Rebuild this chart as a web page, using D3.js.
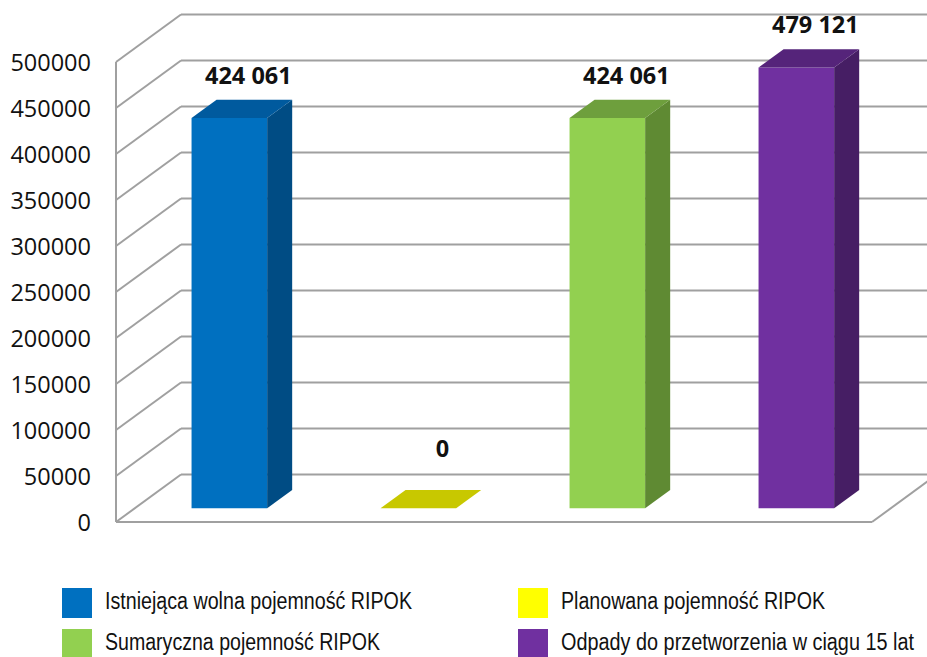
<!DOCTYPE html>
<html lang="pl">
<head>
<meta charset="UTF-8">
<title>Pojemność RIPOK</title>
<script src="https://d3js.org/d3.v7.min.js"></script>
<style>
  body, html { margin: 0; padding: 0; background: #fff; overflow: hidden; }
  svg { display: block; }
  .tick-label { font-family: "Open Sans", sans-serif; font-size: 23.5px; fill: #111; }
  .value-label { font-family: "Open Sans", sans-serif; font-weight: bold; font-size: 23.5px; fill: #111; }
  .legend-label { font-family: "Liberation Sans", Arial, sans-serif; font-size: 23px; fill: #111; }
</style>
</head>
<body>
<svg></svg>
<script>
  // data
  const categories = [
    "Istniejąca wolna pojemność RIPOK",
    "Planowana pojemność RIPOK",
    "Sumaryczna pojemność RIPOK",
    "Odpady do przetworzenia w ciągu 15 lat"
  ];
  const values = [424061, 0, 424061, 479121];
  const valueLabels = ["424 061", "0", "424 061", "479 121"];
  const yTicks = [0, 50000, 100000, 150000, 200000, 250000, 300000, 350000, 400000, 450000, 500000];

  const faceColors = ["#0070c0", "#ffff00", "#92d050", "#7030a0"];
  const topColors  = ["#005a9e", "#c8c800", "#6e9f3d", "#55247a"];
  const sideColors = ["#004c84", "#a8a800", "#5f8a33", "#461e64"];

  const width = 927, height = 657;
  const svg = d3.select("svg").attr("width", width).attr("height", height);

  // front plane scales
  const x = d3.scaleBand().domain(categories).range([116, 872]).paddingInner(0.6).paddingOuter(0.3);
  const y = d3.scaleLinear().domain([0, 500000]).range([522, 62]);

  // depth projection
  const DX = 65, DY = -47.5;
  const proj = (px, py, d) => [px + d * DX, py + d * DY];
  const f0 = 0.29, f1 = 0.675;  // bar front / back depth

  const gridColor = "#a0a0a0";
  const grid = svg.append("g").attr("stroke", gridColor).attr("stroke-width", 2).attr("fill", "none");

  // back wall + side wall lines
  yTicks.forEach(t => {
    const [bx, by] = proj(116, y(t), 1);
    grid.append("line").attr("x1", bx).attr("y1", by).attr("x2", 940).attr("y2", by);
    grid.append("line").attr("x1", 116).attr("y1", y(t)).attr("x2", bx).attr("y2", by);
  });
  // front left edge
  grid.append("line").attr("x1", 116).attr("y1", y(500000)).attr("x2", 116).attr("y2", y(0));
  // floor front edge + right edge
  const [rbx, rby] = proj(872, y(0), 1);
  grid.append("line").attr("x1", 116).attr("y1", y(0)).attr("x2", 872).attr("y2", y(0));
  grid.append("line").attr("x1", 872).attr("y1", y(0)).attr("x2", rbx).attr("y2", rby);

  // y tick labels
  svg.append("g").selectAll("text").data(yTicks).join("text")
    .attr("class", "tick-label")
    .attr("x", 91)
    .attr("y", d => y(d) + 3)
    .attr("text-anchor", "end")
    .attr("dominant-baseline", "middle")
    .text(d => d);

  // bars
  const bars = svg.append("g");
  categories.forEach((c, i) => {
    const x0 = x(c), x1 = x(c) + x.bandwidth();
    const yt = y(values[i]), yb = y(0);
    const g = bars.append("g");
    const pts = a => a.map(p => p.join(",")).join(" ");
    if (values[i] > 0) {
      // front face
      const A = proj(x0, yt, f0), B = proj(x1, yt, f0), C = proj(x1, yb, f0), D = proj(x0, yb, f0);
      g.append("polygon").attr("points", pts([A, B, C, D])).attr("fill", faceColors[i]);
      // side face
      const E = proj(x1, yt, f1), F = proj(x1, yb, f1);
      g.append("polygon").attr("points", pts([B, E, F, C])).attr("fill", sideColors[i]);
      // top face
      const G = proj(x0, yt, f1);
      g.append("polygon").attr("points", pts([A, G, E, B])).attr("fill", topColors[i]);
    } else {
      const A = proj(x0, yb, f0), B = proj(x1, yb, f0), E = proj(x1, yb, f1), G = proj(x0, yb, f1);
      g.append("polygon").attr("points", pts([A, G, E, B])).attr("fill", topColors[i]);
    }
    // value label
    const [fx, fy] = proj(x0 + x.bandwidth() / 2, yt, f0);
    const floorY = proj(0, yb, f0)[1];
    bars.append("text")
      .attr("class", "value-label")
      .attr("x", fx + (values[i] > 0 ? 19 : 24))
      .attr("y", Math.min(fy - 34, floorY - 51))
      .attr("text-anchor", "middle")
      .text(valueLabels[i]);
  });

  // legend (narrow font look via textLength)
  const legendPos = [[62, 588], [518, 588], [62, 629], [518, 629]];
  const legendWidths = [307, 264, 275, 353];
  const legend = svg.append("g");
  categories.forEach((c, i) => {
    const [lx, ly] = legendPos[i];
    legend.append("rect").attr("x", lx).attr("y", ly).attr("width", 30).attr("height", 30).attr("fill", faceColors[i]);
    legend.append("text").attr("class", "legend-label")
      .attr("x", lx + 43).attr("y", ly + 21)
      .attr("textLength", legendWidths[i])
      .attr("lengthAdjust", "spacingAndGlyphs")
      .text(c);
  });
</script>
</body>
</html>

= = = = = = =

- _The request_
Transcribe all of the material exactly, leaving out whatever pictures it contains.

- _Task solution_
Rebuild this chart as a web page, using D3.js.
<!DOCTYPE html>
<html lang="pl">
<head>
<meta charset="UTF-8">
<title>Pojemność RIPOK</title>
<script src="https://d3js.org/d3.v7.min.js"></script>
<style>
  body, html { margin: 0; padding: 0; background: #fff; overflow: hidden; }
  svg { display: block; }
  .tick-label { font-family: "Open Sans", sans-serif; font-size: 23.5px; fill: #111; }
  .value-label { font-family: "Open Sans", sans-serif; font-weight: bold; font-size: 23.5px; fill: #111; }
  .legend-label { font-family: "Liberation Sans", Arial, sans-serif; font-size: 23px; fill: #111; }
</style>
</head>
<body>
<svg></svg>
<script>
  // data
  const categories = [
    "Istniejąca wolna pojemność RIPOK",
    "Planowana pojemność RIPOK",
    "Sumaryczna pojemność RIPOK",
    "Odpady do przetworzenia w ciągu 15 lat"
  ];
  const values = [424061, 0, 424061, 479121];
  const valueLabels = ["424 061", "0", "424 061", "479 121"];
  const yTicks = [0, 50000, 100000, 150000, 200000, 250000, 300000, 350000, 400000, 450000, 500000];

  const faceColors = ["#0070c0", "#ffff00", "#92d050", "#7030a0"];
  const topColors  = ["#005a9e", "#c8c800", "#6e9f3d", "#55247a"];
  const sideColors = ["#004c84", "#a8a800", "#5f8a33", "#461e64"];

  const width = 927, height = 657;
  const svg = d3.select("svg").attr("width", width).attr("height", height);

  // front plane scales
  const x = d3.scaleBand().domain(categories).range([116, 872]).paddingInner(0.6).paddingOuter(0.3);
  const y = d3.scaleLinear().domain([0, 500000]).range([522, 62]);

  // depth projection
  const DX = 65, DY = -47.5;
  const proj = (px, py, d) => [px + d * DX, py + d * DY];
  const f0 = 0.29, f1 = 0.675;  // bar front / back depth

  const gridColor = "#a0a0a0";
  const grid = svg.append("g").attr("stroke", gridColor).attr("stroke-width", 2).attr("fill", "none");

  // back wall + side wall lines
  yTicks.forEach(t => {
    const [bx, by] = proj(116, y(t), 1);
    grid.append("line").attr("x1", bx).attr("y1", by).attr("x2", 940).attr("y2", by);
    grid.append("line").attr("x1", 116).attr("y1", y(t)).attr("x2", bx).attr("y2", by);
  });
  // front left edge
  grid.append("line").attr("x1", 116).attr("y1", y(500000)).attr("x2", 116).attr("y2", y(0));
  // floor front edge + right edge
  const [rbx, rby] = proj(872, y(0), 1);
  grid.append("line").attr("x1", 116).attr("y1", y(0)).attr("x2", 872).attr("y2", y(0));
  grid.append("line").attr("x1", 872).attr("y1", y(0)).attr("x2", rbx).attr("y2", rby);

  // y tick labels
  svg.append("g").selectAll("text").data(yTicks).join("text")
    .attr("class", "tick-label")
    .attr("x", 91)
    .attr("y", d => y(d) + 3)
    .attr("text-anchor", "end")
    .attr("dominant-baseline", "middle")
    .text(d => d);

  // bars
  const bars = svg.append("g");
  categories.forEach((c, i) => {
    const x0 = x(c), x1 = x(c) + x.bandwidth();
    const yt = y(values[i]), yb = y(0);
    const g = bars.append("g");
    const pts = a => a.map(p => p.join(",")).join(" ");
    if (values[i] > 0) {
      // front face
      const A = proj(x0, yt, f0), B = proj(x1, yt, f0), C = proj(x1, yb, f0), D = proj(x0, yb, f0);
      g.append("polygon").attr("points", pts([A, B, C, D])).attr("fill", faceColors[i]);
      // side face
      const E = proj(x1, yt, f1), F = proj(x1, yb, f1);
      g.append("polygon").attr("points", pts([B, E, F, C])).attr("fill", sideColors[i]);
      // top face
      const G = proj(x0, yt, f1);
      g.append("polygon").attr("points", pts([A, G, E, B])).attr("fill", topColors[i]);
    } else {
      const A = proj(x0, yb, f0), B = proj(x1, yb, f0), E = proj(x1, yb, f1), G = proj(x0, yb, f1);
      g.append("polygon").attr("points", pts([A, G, E, B])).attr("fill", topColors[i]);
    }
    // value label
    const [fx, fy] = proj(x0 + x.bandwidth() / 2, yt, f0);
    const floorY = proj(0, yb, f0)[1];
    bars.append("text")
      .attr("class", "value-label")
      .attr("x", fx + (values[i] > 0 ? 19 : 24))
      .attr("y", Math.min(fy - 34, floorY - 51))
      .attr("text-anchor", "middle")
      .text(valueLabels[i]);
  });

  // legend (narrow font look via textLength)
  const legendPos = [[62, 588], [518, 588], [62, 629], [518, 629]];
  const legendWidths = [307, 264, 275, 353];
  const legend = svg.append("g");
  categories.forEach((c, i) => {
    const [lx, ly] = legendPos[i];
    legend.append("rect").attr("x", lx).attr("y", ly).attr("width", 30).attr("height", 30).attr("fill", faceColors[i]);
    legend.append("text").attr("class", "legend-label")
      .attr("x", lx + 43).attr("y", ly + 21)
      .attr("textLength", legendWidths[i])
      .attr("lengthAdjust", "spacingAndGlyphs")
      .text(c);
  });
</script>
</body>
</html>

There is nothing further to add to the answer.